345353  ./adm/messages

I recommend that you create a table of contents for each dump volume when you make it and store this output in a file that matches the name of the volume. Obviously, you should use a unique name, like:

./dump.system.filesystem.level0.May19.2006

Saving tables of contents in this way is very handy when you’re searching for a file and you can’t seem to find it on any volume. A quick grep of all the dump files shows you which volume you need.

A Day Late and a Dollar Short

I was once told that data needed to be recovered from a machine that had been decommissioned 10 years earlier. I was told the name of the machine and about where the tapes were stored, so I started digging.

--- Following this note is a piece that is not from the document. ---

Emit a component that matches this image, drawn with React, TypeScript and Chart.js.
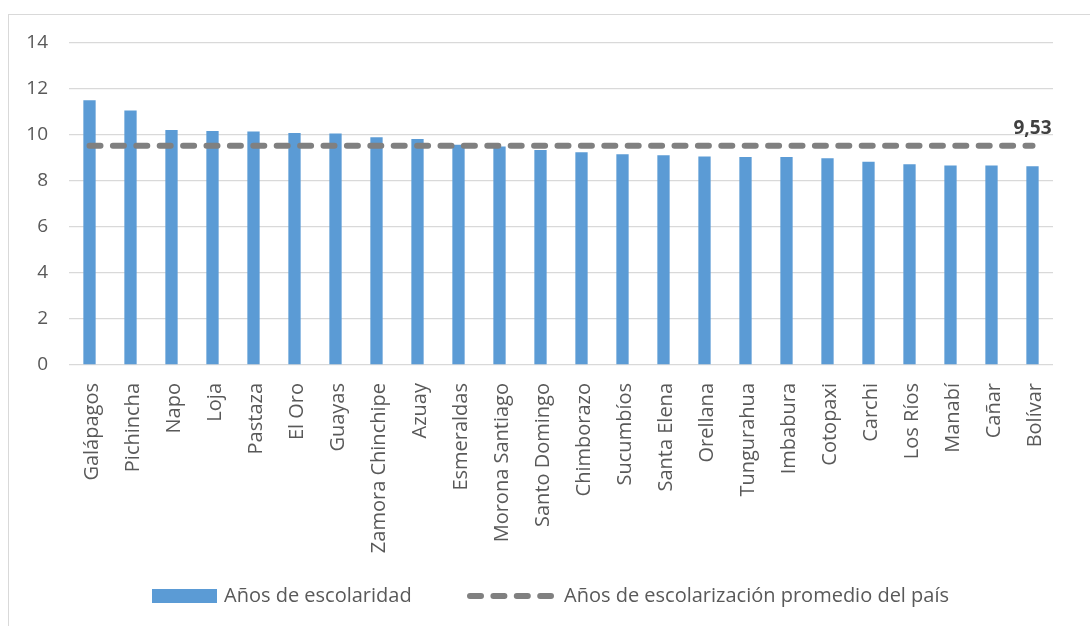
import React, { useEffect, useRef } from "react";
import { Chart, registerables } from "chart.js";

Chart.register(...registerables);

const provinces = [
  "Galápagos", "Pichincha", "Napo", "Loja", "Pastaza", "El Oro", "Guayas",
  "Zamora Chinchipe", "Azuay", "Esmeraldas", "Morona Santiago", "Santo Domingo",
  "Chimborazo", "Sucumbíos", "Santa Elena", "Orellana", "Tungurahua", "Imbabura",
  "Cotopaxi", "Carchi", "Los Ríos", "Manabí", "Cañar", "Bolívar",
];

const yearsOfSchooling = [
  11.51, 11.06, 10.22, 10.17, 10.15, 10.09, 10.07, 9.9, 9.83, 9.58, 9.5, 9.35,
  9.25, 9.16, 9.12, 9.07, 9.04, 9.04, 8.99, 8.84, 8.73, 8.67, 8.67, 8.64,
];

const nationalAverage = [
  9.53, 9.53, 9.53, 9.53, 9.53, 9.53, 9.53, 9.53, 9.53, 9.53, 9.53, 9.53,
  9.53, 9.53, 9.53, 9.53, 9.53, 9.53, 9.53, 9.53, 9.53, 9.53, 9.53, 9.53,
];

const yTicks = [0, 2, 4, 6, 8, 10, 12, 14];

const seriesNames = ["Años de escolaridad", "Años de escolarización promedio del país"];
const averageLabel = "9,53";

const FONT = "'Open Sans', 'DejaVu Sans', sans-serif";
const TEXT = "#595959";

const averageLabelPlugin = {
  id: "averageLabel",
  afterDatasetsDraw(chart: any) {
    const idx = chart.data.datasets.findIndex((d: any) => d.type === "line");
    const meta = chart.getDatasetMeta(idx);
    const pt = meta.data[meta.data.length - 1];
    if (!pt) return;
    const ctx = chart.ctx;
    ctx.save();
    ctx.font = `bold 19px ${FONT}`;
    ctx.fillStyle = "#404040";
    ctx.textAlign = "center";
    ctx.textBaseline = "bottom";
    ctx.fillText(averageLabel, pt.x, pt.y - 8);
    ctx.restore();
  },
};

const customLegendPlugin = {
  id: "customLegend",
  afterDraw(chart: any) {
    const ctx = chart.ctx;
    const bar = chart.data.datasets.find((d: any) => d.type === "bar");
    const line = chart.data.datasets.find((d: any) => d.type === "line");
    const cy = 596;
    ctx.save();
    ctx.font = `20px ${FONT}`;
    ctx.fillStyle = TEXT;
    ctx.textBaseline = "middle";
    ctx.textAlign = "left";
    ctx.fillStyle = bar.backgroundColor;
    ctx.fillRect(152, cy - 7, 65, 14);
    ctx.fillStyle = TEXT;
    ctx.fillText(bar.label, 224, cy);
    ctx.strokeStyle = line.borderColor;
    ctx.lineWidth = line.borderWidth;
    ctx.lineCap = "round";
    ctx.setLineDash(line.borderDash);
    ctx.beginPath();
    ctx.moveTo(470, cy);
    ctx.lineTo(551, cy);
    ctx.stroke();
    ctx.setLineDash([]);
    ctx.fillText(line.label, 564, cy);
    ctx.restore();
  },
};

export default function App() {
  const canvasRef = useRef<HTMLCanvasElement | null>(null);

  useEffect(() => {
    if (!canvasRef.current) return;
    const chart = new Chart(canvasRef.current, {
      type: "bar",
      data: {
        labels: provinces,
        datasets: [
          {
            type: "line",
            label: seriesNames[1],
            data: nationalAverage,
            borderColor: "#808080",
            backgroundColor: "#808080",
            borderWidth: 6,
            borderDash: [11, 12.4],
            borderCapStyle: "round",
            pointRadius: 0,
            fill: false,
            order: 0,
          } as any,
          {
            type: "bar",
            label: seriesNames[0],
            data: yearsOfSchooling,
            backgroundColor: "#5B9BD5",
            borderWidth: 0,
            barPercentage: 0.3,
            categoryPercentage: 1,
            order: 1,
          } as any,
        ],
      },
      options: {
        animation: false,
        responsive: false,
        maintainAspectRatio: false,
        events: [],
        layout: { padding: { left: 28, right: 37, top: 43, bottom: 60 } },
        plugins: {
          legend: { display: false },
          tooltip: { enabled: false },
        },
        scales: {
          x: {
            offset: true,
            grid: { display: false },
            border: { display: false },
            ticks: {
              color: TEXT,
              font: { family: FONT, size: 20 },
              minRotation: 90,
              maxRotation: 90,
              autoSkip: false,
              padding: 10,
              labelOffset: 3,
            },
            afterFit(scale: any) {
              scale.height = 201;
            },
          },
          y: {
            min: 0,
            max: 14,
            afterBuildTicks(scale: any) {
              scale.ticks = yTicks.map((v) => ({ value: v }));
            },
            grid: { color: "#d9d9d9", lineWidth: 1.3, drawTicks: false },
            border: { display: false },
            ticks: {
              color: TEXT,
              font: { family: FONT, size: 19 },
              padding: 21,
            },
            afterFit(scale: any) {
              scale.width = 41;
            },
          },
        },
      },
      plugins: [averageLabelPlugin, customLegendPlugin],
    });
    return () => chart.destroy();
  }, []);

  return (
    <div style={{ position: "fixed", left: 0, top: 0, width: 1090, height: 626, overflow: "hidden", background: "#fff" }}>
      <canvas ref={canvasRef} width={1090} height={626} style={{ position: "absolute", left: 0, top: 0, width: 1090, height: 626 }} />
      <div
        style={{
          position: "absolute",
          left: 8,
          top: 14,
          width: 1200,
          height: 700,
          borderLeft: "1px solid #d9d9d9",
          borderTop: "1px solid #d9d9d9",
          pointerEvents: "none",
        }}
      />
    </div>
  );
}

When I found the tapes, once I scrounged a tape drive with low enough density to be able to read them, I discovered that they were in a dump format that was no longer supported! I found the source code for the original restore program (the BSD 4.1 one in this case), downloaded it to my machine (SunOS 4.0.1 in this case, a BSD 4.3-like system), and started working on porting the old program. No good. I soon realized it would take me weeks to do it; the filesystem and dump formats had changed that much.

There had to be a different way, so I searched the data vaults for more tapes. Luckily, I found another stack of tapes, marked as being in tar format. I had lucked out! Most of these tapes were still readable, and the data came off the first try.

Moral of the story: when you decommission a machine, make an archival copy of the data in every format you can, on every type of media you can. Some, like dump, are very efficient but might not be supported someday, while others, like tar and cpio, have stayed around year in and year out. Times change, media changes, formats change, so make as many variations as you can so your data will be retrievable for as long as possible.

This made me a big fan of using tar for archival purposes, but that makes excellent sense. Its name stands for Tape ARchiver, after all.